[Begin SOURCE RECORDS]
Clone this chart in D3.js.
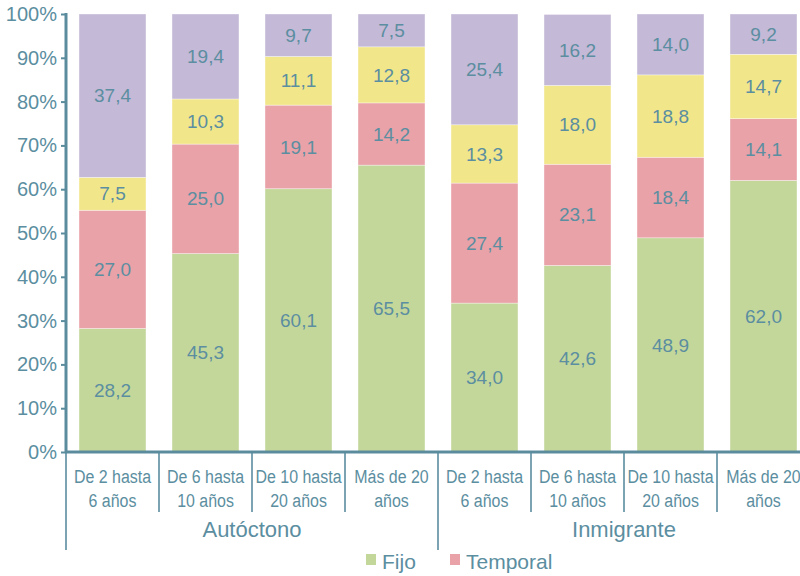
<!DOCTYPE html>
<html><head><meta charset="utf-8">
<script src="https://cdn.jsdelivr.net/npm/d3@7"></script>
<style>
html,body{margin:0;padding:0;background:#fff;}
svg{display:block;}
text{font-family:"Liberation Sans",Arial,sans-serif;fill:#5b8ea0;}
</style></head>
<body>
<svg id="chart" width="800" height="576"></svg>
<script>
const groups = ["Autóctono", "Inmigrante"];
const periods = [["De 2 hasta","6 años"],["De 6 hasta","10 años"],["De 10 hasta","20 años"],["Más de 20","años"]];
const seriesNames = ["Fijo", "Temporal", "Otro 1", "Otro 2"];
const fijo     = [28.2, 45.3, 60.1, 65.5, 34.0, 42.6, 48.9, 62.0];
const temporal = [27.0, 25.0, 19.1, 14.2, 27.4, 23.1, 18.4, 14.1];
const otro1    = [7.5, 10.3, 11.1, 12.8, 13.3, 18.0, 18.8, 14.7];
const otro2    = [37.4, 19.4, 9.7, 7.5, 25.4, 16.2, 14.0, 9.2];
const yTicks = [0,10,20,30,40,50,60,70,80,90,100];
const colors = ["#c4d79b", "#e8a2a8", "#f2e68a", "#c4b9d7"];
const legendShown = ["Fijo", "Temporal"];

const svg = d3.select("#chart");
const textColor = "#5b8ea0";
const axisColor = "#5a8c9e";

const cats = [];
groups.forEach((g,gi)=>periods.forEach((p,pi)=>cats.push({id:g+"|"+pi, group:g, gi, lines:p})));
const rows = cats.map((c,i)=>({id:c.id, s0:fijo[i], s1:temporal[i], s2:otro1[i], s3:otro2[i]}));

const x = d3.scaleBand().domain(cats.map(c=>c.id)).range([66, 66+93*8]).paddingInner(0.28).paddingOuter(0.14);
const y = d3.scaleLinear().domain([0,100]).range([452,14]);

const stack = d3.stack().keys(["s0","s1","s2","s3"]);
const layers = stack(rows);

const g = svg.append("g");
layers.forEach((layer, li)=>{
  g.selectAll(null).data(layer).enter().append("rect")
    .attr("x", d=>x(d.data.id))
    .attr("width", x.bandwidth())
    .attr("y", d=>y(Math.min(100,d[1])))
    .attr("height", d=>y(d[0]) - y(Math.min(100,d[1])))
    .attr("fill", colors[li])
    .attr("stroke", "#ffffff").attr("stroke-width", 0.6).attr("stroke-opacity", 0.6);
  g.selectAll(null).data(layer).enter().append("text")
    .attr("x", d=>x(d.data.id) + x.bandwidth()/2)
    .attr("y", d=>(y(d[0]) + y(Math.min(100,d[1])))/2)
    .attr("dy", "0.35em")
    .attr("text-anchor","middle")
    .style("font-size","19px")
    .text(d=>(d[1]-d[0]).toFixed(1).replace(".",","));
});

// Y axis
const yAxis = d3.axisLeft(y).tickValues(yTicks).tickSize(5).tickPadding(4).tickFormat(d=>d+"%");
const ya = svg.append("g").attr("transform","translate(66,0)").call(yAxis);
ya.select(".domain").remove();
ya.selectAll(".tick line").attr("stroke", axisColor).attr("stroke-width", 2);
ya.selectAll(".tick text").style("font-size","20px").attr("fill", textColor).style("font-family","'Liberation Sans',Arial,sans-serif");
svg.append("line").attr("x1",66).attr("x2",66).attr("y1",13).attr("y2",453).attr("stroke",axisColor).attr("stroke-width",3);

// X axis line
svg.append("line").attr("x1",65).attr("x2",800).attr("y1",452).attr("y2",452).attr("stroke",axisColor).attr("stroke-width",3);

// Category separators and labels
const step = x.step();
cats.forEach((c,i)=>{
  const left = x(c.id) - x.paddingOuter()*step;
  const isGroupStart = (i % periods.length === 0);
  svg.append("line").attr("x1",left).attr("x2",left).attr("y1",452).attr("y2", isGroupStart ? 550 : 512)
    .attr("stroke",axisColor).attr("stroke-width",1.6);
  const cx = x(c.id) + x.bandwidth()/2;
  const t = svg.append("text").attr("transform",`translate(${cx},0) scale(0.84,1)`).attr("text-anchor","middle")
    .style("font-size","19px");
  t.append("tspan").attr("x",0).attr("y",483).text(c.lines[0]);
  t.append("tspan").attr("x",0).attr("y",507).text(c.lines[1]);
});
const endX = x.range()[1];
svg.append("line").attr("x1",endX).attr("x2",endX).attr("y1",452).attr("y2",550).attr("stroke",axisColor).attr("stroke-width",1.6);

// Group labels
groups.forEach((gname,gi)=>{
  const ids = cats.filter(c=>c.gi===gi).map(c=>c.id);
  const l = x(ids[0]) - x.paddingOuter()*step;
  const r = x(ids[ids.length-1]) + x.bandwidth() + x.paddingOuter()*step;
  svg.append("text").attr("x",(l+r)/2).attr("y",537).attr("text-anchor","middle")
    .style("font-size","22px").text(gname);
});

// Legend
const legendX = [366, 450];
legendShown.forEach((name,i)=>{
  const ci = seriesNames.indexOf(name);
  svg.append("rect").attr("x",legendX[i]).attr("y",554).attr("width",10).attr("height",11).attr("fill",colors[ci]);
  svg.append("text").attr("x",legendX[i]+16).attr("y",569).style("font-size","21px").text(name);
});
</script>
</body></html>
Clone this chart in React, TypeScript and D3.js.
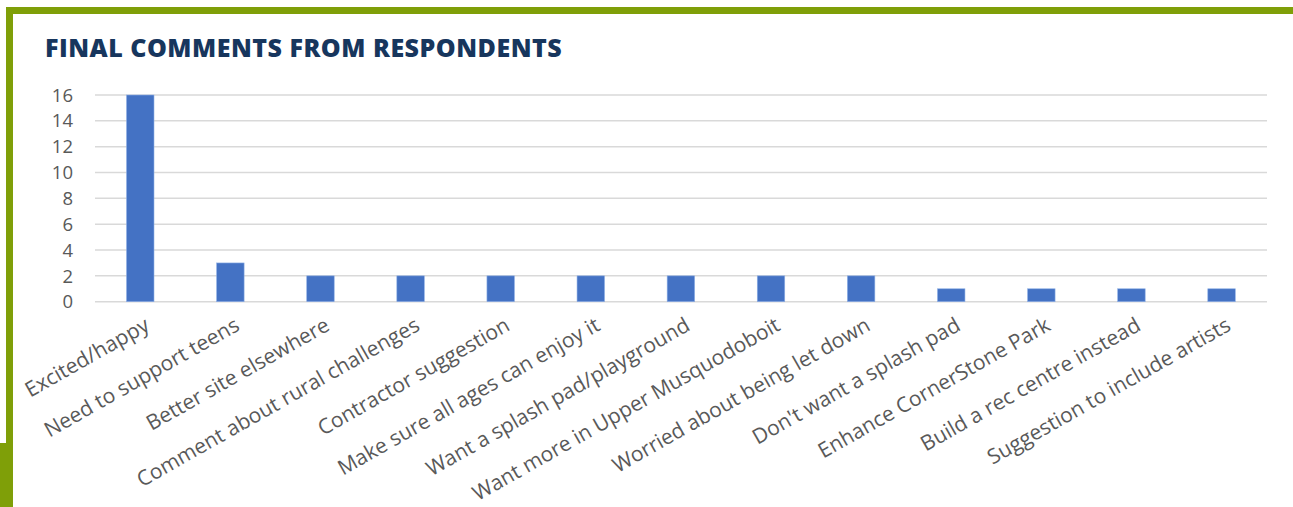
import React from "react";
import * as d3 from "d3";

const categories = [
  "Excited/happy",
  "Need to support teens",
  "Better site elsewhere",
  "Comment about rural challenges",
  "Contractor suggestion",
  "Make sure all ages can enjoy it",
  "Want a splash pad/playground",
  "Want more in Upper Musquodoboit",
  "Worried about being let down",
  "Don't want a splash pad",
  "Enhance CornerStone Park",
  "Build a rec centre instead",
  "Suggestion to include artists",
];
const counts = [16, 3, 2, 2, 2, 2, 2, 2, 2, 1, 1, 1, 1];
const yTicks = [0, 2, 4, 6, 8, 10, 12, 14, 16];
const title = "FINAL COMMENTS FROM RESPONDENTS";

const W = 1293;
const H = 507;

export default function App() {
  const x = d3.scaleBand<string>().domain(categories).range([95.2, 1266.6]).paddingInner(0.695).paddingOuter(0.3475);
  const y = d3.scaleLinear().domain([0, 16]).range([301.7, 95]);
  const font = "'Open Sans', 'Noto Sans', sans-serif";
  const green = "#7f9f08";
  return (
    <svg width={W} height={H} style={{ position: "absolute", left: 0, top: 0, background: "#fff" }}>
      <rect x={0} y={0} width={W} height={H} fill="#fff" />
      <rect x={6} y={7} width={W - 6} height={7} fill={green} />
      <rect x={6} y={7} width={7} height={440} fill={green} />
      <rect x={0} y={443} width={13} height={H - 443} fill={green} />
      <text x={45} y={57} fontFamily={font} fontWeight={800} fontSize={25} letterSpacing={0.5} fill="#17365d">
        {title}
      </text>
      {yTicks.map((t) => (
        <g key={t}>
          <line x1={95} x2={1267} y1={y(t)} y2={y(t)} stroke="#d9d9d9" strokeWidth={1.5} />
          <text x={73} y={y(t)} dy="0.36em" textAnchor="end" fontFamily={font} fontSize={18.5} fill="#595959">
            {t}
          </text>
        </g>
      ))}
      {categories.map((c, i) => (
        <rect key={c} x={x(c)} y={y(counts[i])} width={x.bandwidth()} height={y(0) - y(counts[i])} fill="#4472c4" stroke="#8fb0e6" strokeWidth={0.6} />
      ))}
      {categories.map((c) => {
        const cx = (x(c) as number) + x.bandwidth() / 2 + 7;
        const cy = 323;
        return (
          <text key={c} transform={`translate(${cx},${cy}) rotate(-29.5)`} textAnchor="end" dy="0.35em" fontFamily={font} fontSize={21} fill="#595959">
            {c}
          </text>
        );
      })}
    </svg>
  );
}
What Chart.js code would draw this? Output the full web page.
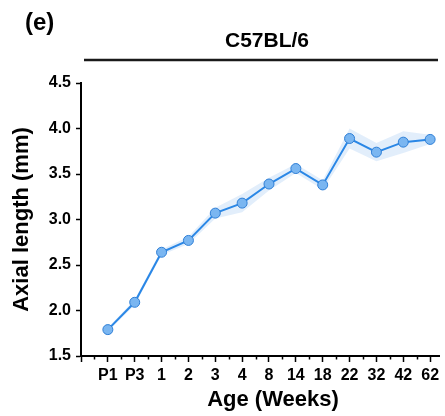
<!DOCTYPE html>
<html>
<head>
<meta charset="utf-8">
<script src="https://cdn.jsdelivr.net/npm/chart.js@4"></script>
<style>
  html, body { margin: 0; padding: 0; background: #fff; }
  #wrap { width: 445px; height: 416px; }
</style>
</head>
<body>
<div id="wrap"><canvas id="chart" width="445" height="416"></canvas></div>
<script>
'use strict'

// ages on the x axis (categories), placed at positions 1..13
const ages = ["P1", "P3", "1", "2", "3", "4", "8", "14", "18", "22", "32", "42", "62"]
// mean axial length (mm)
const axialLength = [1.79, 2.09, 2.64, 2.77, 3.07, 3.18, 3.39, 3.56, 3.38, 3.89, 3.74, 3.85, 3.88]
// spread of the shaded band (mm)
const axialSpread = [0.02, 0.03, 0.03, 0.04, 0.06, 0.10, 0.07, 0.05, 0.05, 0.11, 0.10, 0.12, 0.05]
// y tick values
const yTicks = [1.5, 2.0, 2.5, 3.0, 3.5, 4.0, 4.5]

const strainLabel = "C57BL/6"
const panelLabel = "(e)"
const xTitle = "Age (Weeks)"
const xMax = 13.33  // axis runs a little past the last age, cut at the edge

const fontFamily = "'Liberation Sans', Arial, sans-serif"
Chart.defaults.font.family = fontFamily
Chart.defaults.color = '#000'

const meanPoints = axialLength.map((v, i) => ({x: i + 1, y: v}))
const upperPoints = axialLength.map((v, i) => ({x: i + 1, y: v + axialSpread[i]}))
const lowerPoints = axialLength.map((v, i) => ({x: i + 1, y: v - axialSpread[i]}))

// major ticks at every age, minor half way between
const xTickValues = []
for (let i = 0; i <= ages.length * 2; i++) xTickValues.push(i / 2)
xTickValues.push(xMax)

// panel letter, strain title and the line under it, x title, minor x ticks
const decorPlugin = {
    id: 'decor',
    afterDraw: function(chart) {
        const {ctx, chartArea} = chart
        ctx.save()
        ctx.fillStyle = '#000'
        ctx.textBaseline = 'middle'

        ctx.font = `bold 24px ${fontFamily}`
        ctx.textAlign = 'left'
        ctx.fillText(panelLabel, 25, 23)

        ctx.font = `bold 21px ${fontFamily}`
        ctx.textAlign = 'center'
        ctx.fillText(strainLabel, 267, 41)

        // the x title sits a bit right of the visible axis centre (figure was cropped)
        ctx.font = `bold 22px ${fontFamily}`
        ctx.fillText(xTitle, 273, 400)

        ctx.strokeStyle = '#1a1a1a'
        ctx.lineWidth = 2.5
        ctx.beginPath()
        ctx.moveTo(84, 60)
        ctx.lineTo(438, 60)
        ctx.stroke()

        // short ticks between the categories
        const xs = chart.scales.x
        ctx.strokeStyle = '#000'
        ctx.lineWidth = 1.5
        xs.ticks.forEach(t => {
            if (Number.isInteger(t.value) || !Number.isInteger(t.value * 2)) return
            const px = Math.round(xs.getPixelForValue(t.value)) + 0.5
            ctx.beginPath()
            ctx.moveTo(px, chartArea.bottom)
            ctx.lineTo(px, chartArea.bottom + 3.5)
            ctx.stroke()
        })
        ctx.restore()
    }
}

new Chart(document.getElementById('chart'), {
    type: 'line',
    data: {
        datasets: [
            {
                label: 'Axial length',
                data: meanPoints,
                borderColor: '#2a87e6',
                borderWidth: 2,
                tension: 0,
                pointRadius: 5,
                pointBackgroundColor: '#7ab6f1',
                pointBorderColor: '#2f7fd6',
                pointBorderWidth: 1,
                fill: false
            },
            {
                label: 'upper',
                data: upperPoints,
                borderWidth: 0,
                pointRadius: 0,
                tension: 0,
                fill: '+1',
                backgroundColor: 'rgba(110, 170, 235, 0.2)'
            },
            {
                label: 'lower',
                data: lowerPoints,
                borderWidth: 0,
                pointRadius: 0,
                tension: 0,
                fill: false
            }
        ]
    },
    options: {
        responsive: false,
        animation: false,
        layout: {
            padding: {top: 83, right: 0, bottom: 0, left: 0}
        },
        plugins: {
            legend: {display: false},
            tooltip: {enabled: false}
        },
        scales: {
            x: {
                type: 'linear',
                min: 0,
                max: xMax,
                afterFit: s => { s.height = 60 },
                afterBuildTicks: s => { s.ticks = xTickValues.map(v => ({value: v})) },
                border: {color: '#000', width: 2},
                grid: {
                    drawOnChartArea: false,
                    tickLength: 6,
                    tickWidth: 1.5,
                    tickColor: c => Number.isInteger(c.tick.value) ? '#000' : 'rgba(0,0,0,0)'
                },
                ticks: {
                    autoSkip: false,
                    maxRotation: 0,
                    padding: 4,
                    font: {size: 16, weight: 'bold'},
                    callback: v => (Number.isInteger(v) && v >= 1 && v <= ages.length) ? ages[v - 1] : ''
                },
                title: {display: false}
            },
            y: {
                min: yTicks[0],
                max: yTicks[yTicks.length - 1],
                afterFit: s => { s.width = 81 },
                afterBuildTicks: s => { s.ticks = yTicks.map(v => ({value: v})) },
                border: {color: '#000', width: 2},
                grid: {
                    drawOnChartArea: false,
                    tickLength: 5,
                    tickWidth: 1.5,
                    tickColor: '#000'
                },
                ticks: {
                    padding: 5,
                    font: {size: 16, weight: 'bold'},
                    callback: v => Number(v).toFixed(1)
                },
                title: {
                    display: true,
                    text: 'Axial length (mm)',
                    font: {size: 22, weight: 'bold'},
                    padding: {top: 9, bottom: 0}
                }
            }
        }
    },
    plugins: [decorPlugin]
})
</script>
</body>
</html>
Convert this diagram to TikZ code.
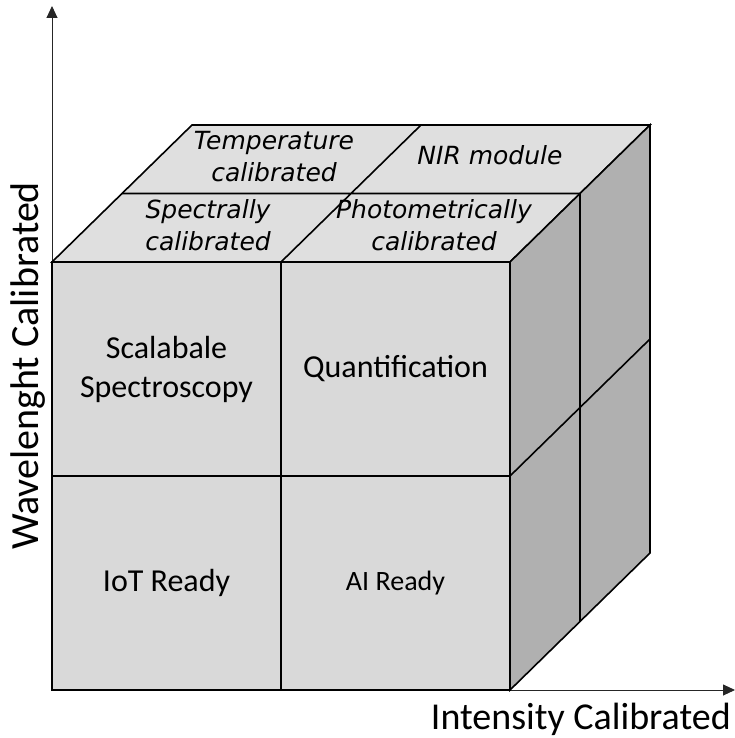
[End SOURCE RECORDS]
WHAT THE TASK ASKS
Reproduce exactly the lines above starting at the line containing "What Chart.js code" and ending at the line containing "ctx.fillText(panelLabel, 25, 23)", including both, but not the pictures.

RESULT
What Chart.js code would draw this? Output the full web page.
<!DOCTYPE html>
<html>
<head>
<meta charset="utf-8">
<script src="https://cdn.jsdelivr.net/npm/chart.js@4"></script>
<style>
  html, body { margin: 0; padding: 0; background: #fff; }
  #wrap { width: 445px; height: 416px; }
</style>
</head>
<body>
<div id="wrap"><canvas id="chart" width="445" height="416"></canvas></div>
<script>
'use strict'

// ages on the x axis (categories), placed at positions 1..13
const ages = ["P1", "P3", "1", "2", "3", "4", "8", "14", "18", "22", "32", "42", "62"]
// mean axial length (mm)
const axialLength = [1.79, 2.09, 2.64, 2.77, 3.07, 3.18, 3.39, 3.56, 3.38, 3.89, 3.74, 3.85, 3.88]
// spread of the shaded band (mm)
const axialSpread = [0.02, 0.03, 0.03, 0.04, 0.06, 0.10, 0.07, 0.05, 0.05, 0.11, 0.10, 0.12, 0.05]
// y tick values
const yTicks = [1.5, 2.0, 2.5, 3.0, 3.5, 4.0, 4.5]

const strainLabel = "C57BL/6"
const panelLabel = "(e)"
const xTitle = "Age (Weeks)"
const xMax = 13.33  // axis runs a little past the last age, cut at the edge

const fontFamily = "'Liberation Sans', Arial, sans-serif"
Chart.defaults.font.family = fontFamily
Chart.defaults.color = '#000'

const meanPoints = axialLength.map((v, i) => ({x: i + 1, y: v}))
const upperPoints = axialLength.map((v, i) => ({x: i + 1, y: v + axialSpread[i]}))
const lowerPoints = axialLength.map((v, i) => ({x: i + 1, y: v - axialSpread[i]}))

// major ticks at every age, minor half way between
const xTickValues = []
for (let i = 0; i <= ages.length * 2; i++) xTickValues.push(i / 2)
xTickValues.push(xMax)

// panel letter, strain title and the line under it, x title, minor x ticks
const decorPlugin = {
    id: 'decor',
    afterDraw: function(chart) {
        const {ctx, chartArea} = chart
        ctx.save()
        ctx.fillStyle = '#000'
        ctx.textBaseline = 'middle'

        ctx.font = `bold 24px ${fontFamily}`
        ctx.textAlign = 'left'
        ctx.fillText(panelLabel, 25, 23)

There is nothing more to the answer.